_The request_. Please transcribe the data below exactly. Leave the pictures out.

# Supplied data start

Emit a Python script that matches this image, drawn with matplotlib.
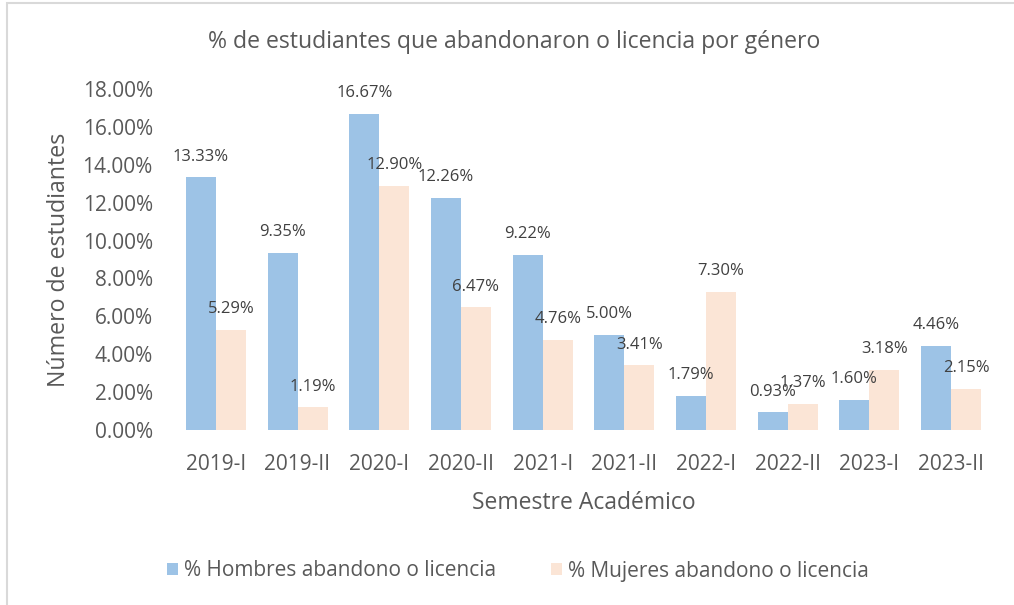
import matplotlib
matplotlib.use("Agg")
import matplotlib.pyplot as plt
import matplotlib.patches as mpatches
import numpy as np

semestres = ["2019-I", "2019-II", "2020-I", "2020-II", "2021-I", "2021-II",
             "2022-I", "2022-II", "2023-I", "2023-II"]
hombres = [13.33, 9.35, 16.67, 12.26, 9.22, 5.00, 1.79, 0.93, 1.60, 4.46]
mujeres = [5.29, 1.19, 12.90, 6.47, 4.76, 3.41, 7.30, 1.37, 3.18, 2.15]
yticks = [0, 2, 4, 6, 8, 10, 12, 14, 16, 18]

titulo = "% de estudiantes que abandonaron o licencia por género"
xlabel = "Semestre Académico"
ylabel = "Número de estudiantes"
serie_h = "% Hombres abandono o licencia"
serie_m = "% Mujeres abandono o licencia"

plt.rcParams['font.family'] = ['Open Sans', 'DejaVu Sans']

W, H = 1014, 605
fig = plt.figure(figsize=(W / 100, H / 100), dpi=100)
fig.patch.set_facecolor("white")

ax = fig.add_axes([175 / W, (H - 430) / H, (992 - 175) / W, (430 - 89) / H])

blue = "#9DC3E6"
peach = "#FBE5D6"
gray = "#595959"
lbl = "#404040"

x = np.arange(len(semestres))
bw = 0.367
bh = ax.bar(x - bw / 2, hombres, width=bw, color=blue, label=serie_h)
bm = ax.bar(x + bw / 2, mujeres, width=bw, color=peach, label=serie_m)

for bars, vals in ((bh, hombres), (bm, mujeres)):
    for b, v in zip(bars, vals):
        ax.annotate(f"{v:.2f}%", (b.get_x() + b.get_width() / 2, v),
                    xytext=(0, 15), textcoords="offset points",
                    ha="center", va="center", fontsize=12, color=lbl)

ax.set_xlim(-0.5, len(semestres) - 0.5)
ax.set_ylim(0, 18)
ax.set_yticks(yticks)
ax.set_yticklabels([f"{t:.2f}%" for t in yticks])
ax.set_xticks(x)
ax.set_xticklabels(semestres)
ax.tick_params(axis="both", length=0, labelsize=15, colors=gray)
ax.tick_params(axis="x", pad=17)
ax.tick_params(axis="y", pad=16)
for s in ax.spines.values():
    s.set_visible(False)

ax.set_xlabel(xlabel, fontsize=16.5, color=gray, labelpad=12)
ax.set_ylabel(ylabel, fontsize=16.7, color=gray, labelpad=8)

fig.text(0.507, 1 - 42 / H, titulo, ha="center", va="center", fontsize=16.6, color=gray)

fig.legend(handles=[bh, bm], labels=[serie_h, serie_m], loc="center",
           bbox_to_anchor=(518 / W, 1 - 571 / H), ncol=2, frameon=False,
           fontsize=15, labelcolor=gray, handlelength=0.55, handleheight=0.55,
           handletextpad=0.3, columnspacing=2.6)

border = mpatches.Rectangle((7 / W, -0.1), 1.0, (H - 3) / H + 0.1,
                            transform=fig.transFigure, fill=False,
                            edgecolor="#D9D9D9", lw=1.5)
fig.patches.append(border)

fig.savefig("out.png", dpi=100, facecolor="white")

# Supplied data end

_Reply to the task_.
Emit a Python script that matches this image, drawn with matplotlib.
import matplotlib
matplotlib.use("Agg")
import matplotlib.pyplot as plt
import matplotlib.patches as mpatches
import numpy as np

semestres = ["2019-I", "2019-II", "2020-I", "2020-II", "2021-I", "2021-II",
             "2022-I", "2022-II", "2023-I", "2023-II"]
hombres = [13.33, 9.35, 16.67, 12.26, 9.22, 5.00, 1.79, 0.93, 1.60, 4.46]
mujeres = [5.29, 1.19, 12.90, 6.47, 4.76, 3.41, 7.30, 1.37, 3.18, 2.15]
yticks = [0, 2, 4, 6, 8, 10, 12, 14, 16, 18]

titulo = "% de estudiantes que abandonaron o licencia por género"
xlabel = "Semestre Académico"
ylabel = "Número de estudiantes"
serie_h = "% Hombres abandono o licencia"
serie_m = "% Mujeres abandono o licencia"

plt.rcParams['font.family'] = ['Open Sans', 'DejaVu Sans']

W, H = 1014, 605
fig = plt.figure(figsize=(W / 100, H / 100), dpi=100)
fig.patch.set_facecolor("white")

ax = fig.add_axes([175 / W, (H - 430) / H, (992 - 175) / W, (430 - 89) / H])

blue = "#9DC3E6"
peach = "#FBE5D6"
gray = "#595959"
lbl = "#404040"

x = np.arange(len(semestres))
bw = 0.367
bh = ax.bar(x - bw / 2, hombres, width=bw, color=blue, label=serie_h)
bm = ax.bar(x + bw / 2, mujeres, width=bw, color=peach, label=serie_m)

for bars, vals in ((bh, hombres), (bm, mujeres)):
    for b, v in zip(bars, vals):
        ax.annotate(f"{v:.2f}%", (b.get_x() + b.get_width() / 2, v),
                    xytext=(0, 15), textcoords="offset points",
                    ha="center", va="center", fontsize=12, color=lbl)

ax.set_xlim(-0.5, len(semestres) - 0.5)
ax.set_ylim(0, 18)
ax.set_yticks(yticks)
ax.set_yticklabels([f"{t:.2f}%" for t in yticks])
ax.set_xticks(x)
ax.set_xticklabels(semestres)
ax.tick_params(axis="both", length=0, labelsize=15, colors=gray)
ax.tick_params(axis="x", pad=17)
ax.tick_params(axis="y", pad=16)
for s in ax.spines.values():
    s.set_visible(False)

ax.set_xlabel(xlabel, fontsize=16.5, color=gray, labelpad=12)
ax.set_ylabel(ylabel, fontsize=16.7, color=gray, labelpad=8)

fig.text(0.507, 1 - 42 / H, titulo, ha="center", va="center", fontsize=16.6, color=gray)

fig.legend(handles=[bh, bm], labels=[serie_h, serie_m], loc="center",
           bbox_to_anchor=(518 / W, 1 - 571 / H), ncol=2, frameon=False,
           fontsize=15, labelcolor=gray, handlelength=0.55, handleheight=0.55,
           handletextpad=0.3, columnspacing=2.6)

border = mpatches.Rectangle((7 / W, -0.1), 1.0, (H - 3) / H + 0.1,
                            transform=fig.transFigure, fill=False,
                            edgecolor="#D9D9D9", lw=1.5)
fig.patches.append(border)

fig.savefig("out.png", dpi=100, facecolor="white")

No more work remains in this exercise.